BEGIN Records provided

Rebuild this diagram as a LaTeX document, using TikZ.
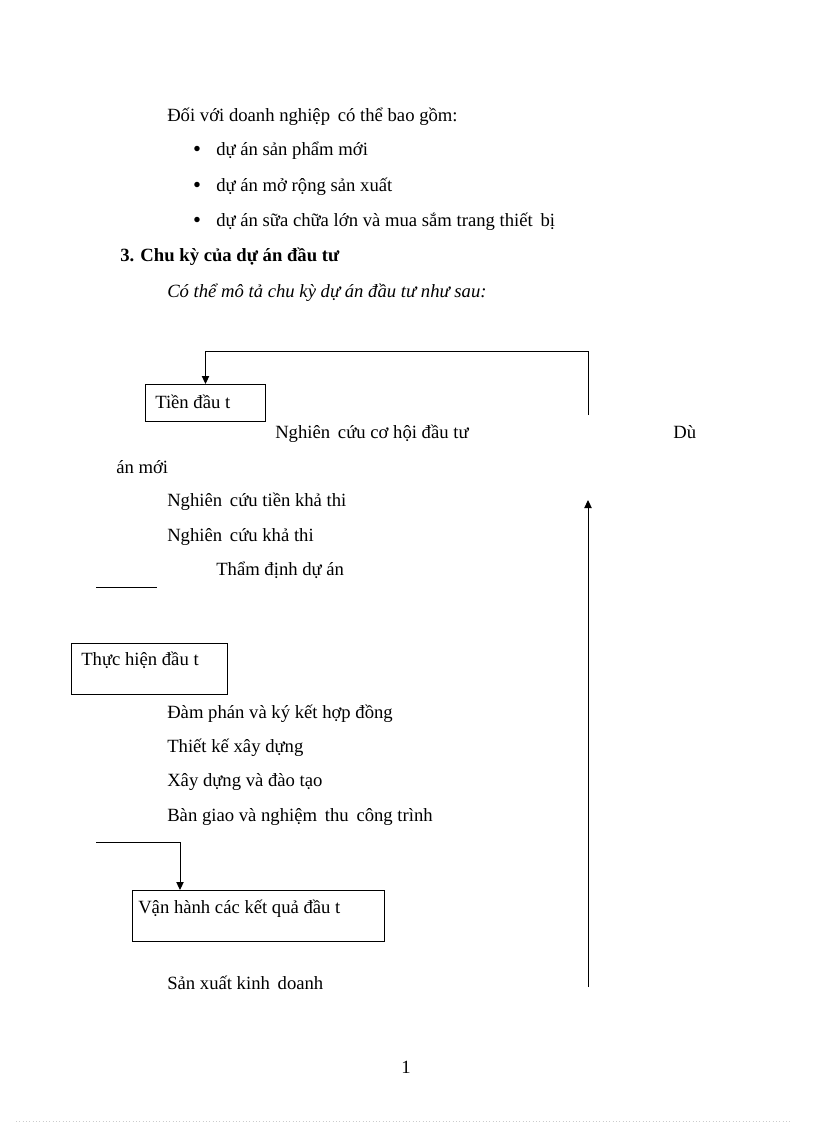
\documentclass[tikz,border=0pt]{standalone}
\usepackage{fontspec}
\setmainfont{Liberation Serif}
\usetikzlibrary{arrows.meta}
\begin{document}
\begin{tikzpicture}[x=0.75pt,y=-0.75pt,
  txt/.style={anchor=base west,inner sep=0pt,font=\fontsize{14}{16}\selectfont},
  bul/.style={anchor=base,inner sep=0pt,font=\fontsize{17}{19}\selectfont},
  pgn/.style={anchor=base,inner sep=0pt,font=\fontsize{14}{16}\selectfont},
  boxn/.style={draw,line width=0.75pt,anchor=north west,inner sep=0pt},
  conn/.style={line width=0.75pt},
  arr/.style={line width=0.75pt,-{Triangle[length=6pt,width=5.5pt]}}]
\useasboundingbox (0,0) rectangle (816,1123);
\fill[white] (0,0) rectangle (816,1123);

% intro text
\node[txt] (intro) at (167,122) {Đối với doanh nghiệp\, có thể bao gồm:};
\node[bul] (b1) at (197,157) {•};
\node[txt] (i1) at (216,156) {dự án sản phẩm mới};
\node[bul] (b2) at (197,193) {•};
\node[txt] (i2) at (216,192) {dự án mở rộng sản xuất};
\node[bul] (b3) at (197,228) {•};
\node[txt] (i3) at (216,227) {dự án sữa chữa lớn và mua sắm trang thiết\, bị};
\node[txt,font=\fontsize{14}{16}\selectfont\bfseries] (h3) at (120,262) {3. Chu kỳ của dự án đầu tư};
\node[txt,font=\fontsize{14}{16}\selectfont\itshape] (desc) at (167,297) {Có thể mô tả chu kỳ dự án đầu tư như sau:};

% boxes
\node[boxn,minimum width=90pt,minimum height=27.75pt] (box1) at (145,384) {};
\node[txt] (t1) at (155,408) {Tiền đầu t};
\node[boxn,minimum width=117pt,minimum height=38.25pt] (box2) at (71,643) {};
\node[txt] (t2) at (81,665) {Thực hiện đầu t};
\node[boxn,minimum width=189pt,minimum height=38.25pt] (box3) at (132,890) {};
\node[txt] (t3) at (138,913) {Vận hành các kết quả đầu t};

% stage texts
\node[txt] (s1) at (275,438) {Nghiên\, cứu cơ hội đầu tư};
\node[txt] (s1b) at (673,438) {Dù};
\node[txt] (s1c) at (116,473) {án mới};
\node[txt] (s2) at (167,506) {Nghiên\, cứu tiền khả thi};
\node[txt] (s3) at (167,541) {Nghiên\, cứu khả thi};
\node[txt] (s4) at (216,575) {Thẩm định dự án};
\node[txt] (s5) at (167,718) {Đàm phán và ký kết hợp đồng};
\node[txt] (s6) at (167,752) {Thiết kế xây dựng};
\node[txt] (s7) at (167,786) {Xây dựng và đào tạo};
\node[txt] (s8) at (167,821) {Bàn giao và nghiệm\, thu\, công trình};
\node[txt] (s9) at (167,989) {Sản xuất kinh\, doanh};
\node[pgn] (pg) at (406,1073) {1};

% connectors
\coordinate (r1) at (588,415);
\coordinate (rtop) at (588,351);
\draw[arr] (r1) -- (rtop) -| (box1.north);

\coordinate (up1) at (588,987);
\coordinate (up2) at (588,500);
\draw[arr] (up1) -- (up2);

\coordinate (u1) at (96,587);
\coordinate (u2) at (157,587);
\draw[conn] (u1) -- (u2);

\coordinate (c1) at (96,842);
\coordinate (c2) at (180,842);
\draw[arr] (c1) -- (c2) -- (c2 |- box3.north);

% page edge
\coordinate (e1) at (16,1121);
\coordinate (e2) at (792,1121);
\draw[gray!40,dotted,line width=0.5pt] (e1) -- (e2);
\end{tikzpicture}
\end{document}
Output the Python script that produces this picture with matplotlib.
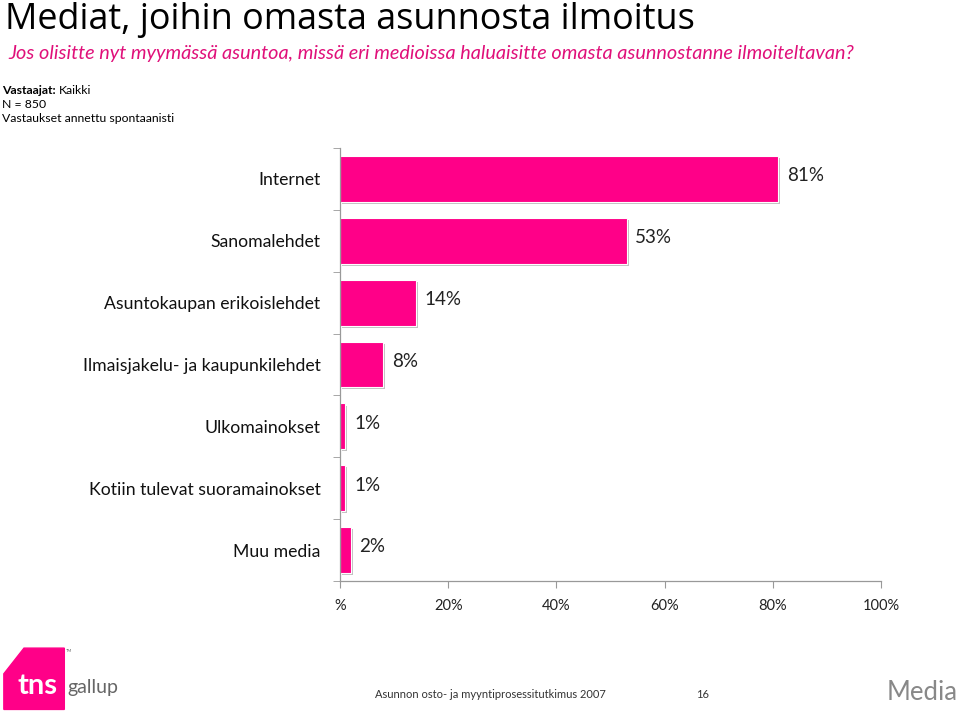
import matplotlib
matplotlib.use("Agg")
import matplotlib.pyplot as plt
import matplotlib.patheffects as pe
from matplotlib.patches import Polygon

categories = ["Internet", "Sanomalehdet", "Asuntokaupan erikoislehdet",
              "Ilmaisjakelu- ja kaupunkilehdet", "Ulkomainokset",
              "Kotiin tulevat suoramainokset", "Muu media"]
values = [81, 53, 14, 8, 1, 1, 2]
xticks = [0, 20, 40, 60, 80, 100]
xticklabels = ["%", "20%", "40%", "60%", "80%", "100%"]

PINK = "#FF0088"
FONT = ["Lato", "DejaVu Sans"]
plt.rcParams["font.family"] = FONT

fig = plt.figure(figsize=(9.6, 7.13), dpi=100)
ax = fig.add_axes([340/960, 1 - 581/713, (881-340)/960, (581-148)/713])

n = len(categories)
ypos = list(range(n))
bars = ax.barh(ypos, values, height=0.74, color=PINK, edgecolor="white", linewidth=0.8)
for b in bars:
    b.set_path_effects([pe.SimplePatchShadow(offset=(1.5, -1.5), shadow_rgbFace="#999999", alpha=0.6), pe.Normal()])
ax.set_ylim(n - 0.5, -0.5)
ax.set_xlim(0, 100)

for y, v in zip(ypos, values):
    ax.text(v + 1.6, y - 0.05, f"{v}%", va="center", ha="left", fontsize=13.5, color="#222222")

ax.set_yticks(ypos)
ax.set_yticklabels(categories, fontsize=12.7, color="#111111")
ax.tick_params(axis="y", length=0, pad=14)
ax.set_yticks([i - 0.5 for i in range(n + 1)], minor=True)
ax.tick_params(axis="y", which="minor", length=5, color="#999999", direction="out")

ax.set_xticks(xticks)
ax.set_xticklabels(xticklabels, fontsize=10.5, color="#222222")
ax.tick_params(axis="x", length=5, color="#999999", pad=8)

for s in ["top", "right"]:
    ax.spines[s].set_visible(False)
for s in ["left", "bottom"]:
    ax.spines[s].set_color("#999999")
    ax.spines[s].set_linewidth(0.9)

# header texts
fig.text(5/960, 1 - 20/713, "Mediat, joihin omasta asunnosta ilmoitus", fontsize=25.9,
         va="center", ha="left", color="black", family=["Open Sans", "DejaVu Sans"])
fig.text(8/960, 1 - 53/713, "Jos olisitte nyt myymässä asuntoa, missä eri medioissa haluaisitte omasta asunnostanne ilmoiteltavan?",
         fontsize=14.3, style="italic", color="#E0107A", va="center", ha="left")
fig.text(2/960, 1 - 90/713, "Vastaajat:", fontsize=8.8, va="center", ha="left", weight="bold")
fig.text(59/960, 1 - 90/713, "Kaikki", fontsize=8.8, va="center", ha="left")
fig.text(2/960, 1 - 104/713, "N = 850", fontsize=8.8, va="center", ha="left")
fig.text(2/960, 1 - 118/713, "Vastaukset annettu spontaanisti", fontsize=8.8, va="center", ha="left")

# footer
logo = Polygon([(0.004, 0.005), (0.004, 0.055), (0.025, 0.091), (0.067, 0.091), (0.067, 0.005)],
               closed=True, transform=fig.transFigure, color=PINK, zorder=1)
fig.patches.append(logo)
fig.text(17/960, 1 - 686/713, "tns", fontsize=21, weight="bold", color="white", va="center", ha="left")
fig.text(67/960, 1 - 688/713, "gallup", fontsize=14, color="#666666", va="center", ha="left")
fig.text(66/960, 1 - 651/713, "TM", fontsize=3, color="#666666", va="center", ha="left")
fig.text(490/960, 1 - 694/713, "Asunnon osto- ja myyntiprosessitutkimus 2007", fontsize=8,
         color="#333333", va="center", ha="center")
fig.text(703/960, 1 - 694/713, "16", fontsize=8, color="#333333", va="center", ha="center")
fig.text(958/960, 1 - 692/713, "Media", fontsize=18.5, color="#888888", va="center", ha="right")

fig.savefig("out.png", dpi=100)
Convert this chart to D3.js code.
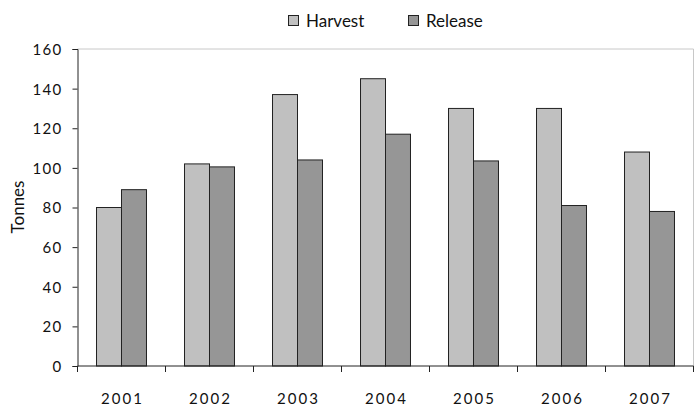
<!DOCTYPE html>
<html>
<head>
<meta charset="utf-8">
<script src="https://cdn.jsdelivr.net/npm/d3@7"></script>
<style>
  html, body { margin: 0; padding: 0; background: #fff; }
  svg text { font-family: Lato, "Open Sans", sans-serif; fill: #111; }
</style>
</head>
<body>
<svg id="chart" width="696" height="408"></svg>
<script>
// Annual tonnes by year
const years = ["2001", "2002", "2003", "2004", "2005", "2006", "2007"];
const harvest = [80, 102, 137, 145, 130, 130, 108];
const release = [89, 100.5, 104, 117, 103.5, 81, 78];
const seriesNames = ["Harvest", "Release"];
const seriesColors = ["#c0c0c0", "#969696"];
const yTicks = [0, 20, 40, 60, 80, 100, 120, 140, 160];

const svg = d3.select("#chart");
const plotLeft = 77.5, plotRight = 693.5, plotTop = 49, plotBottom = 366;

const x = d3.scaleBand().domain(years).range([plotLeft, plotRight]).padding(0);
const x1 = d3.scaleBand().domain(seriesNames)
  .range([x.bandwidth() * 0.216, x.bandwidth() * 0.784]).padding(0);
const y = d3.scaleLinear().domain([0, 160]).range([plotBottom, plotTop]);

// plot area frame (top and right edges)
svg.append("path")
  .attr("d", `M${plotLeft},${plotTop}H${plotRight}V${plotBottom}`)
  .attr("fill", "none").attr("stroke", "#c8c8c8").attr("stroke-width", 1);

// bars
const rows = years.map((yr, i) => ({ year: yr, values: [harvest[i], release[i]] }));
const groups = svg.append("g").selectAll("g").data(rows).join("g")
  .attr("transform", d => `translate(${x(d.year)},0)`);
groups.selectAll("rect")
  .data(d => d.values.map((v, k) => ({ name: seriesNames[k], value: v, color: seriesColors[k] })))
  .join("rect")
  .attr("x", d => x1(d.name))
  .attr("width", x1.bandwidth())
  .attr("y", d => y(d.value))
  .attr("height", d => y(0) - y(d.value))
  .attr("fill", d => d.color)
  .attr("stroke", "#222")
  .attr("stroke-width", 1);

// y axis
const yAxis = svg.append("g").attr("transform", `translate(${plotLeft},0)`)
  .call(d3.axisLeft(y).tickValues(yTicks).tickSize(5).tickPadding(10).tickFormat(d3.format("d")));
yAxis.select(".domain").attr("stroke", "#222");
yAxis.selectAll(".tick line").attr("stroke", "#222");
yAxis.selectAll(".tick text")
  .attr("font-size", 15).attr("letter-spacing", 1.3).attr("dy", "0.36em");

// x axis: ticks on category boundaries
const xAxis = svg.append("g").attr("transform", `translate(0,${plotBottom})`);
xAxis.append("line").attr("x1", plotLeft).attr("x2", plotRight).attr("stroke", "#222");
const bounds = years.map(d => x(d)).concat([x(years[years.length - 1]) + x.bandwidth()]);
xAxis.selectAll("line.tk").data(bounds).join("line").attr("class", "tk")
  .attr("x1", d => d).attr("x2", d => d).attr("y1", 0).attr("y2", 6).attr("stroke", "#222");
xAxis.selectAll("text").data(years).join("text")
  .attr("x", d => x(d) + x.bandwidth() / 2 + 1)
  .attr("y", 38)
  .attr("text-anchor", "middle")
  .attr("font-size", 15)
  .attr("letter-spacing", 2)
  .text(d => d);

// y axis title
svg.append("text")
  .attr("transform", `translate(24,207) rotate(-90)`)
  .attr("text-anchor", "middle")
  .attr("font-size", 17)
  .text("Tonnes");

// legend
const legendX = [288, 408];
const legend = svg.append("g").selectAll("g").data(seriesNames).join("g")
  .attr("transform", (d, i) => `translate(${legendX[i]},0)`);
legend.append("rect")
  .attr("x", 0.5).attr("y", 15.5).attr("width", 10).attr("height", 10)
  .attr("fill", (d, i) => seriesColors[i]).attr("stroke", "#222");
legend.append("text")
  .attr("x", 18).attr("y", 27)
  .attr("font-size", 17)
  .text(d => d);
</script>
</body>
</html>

END Records provided

Exercise aim: Skip all pictures. Output only the lines from the one containing "Output the Python" to the one containing "from matplotlib.patches import Polygon", both lines included.

Final result:
Output the Python script that produces this picture with matplotlib.
import matplotlib
matplotlib.use("Agg")
import matplotlib.pyplot as plt
import matplotlib.patheffects as pe
from matplotlib.patches import Polygon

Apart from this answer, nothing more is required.